Psychiatrist Questions Child abuse

I was sexually abused as a child and now as my marriage is approaching, I am beginning to freak out. What should I do?

I am 29 years old and I was sexually abused as a child by my maternal uncle. I have never had a boyfriend as the memories of the past continue to haunt me. I am now due to get married and it is an arranged marriage. I am freaking out at the thought of this. Is there anything that I can do to calm myself down?

12 Answers

Please talk with a mental health professional.
Did you have a chance to know your future husband? Take it slow, analyze, give yourself and him time to to know each other, talk to your friend or have a few sessions with psychiatrist
See a well-trained mental health professional for psychotherapy. This can make the difference between happiness and failure.

Jan Fawcett, MD
do not get married. get progressively more affectively and physically involved and if it works well get married, if it does not, dont. At this time you are running toward a disaster that will worsen and solidify your worst memories
I am so sorry. Is your fiancé aware of the abuse? I would recommend trauma focused CBT.
Hi,

Thanks for your question. I would suggest starting psychotherapy as soon as possible. Sexual abuse can leave profound emotional scars. I want to assure you that it is not your fault. You deserve to live a full and happy life, it is up to you to get the help you need. Hopefully, your spouse will be supportive of you and might even agree to go to marriage counseling if you decided that is necessary besides the personal psychotherapy.

Yvonne Hall, MD
The memory of previous sexual trauma which has not been resolved/healed is being triggered in anticipation of your forthcoming marriage plans. This is an indication for you to get psychological healing of the traumatic memory through psychotherapy. Through therapy, one can learn to deal with the flashbacks (remembering the trauma triggered by external events or situations that remind you of the original traumatic event).
Through therapy, you will be able to achieve inner peace and a healing perspective on the traumatic event and on your own strength and abilities to cope so that you can move on with your life and not feel "haunted" by the memory of the trauma.
Yes, do therapy to process your history of trauma.
I am so very sorry to read that you are in this very unfortunate situation. Being the victim of incest make one particularly prone to PTSD and then arranged marriage in this situation was going to make you freak out. No one can blame you for that.
I think that you should meet with your Fiancé' more than once and talk about different things to get comfortable and then tell him about the past unfortunate experience as well as the level of your comfort in terms of getting intimate after marriage. If you don't feel comfortable doing it on your own, you may want to get help from a professional counselor who can facilitate meeting between both of you.
Nonetheless, I believe that it is necessary that "genie" is out before marriage so it doesn't cause any complications afterwards.
Sometimes, Antidepressant/Antianxiety medication could also be useful during the facilitation process.
Hope it will be of some help to you. I fully understand your situation and empathize with you and wish that I could help more than that.
I recommend that you see a therapist who specializes in EMDR. This form of therapy has been shown to be very effective in treating Post Traumatic Stress Disorder. This seems especially true for people who have experienced sexual trauma.

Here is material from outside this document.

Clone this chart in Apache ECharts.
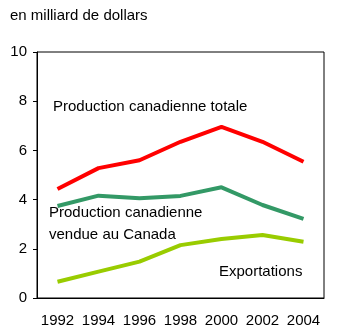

It would also be beneficial if you and your future spouse were involved in couple’s therapy. This could facilitate communication, and help provide education to your future husband regarding the initial difficulties related to intimacy.

There are medications which might also be helpful initially to reduce anxiety and intrusive thoughts. These are sometimes beneficial early in treatment, but the mainstay will be the work that you do in psychotherapy.

I wish you much success.

TCS
Try reading Introduction to Internal Family Systems, or find a therapist on the center for self-leadership website, or someone who practices EMDR. Meanwhile, yoga, breathing, and meditation can help ground you.
If that incident has such a strong impact on you, it will be really hard for you to get in close or intimate with your spouse. You should start treatment including medications as well as therapy soon to help you.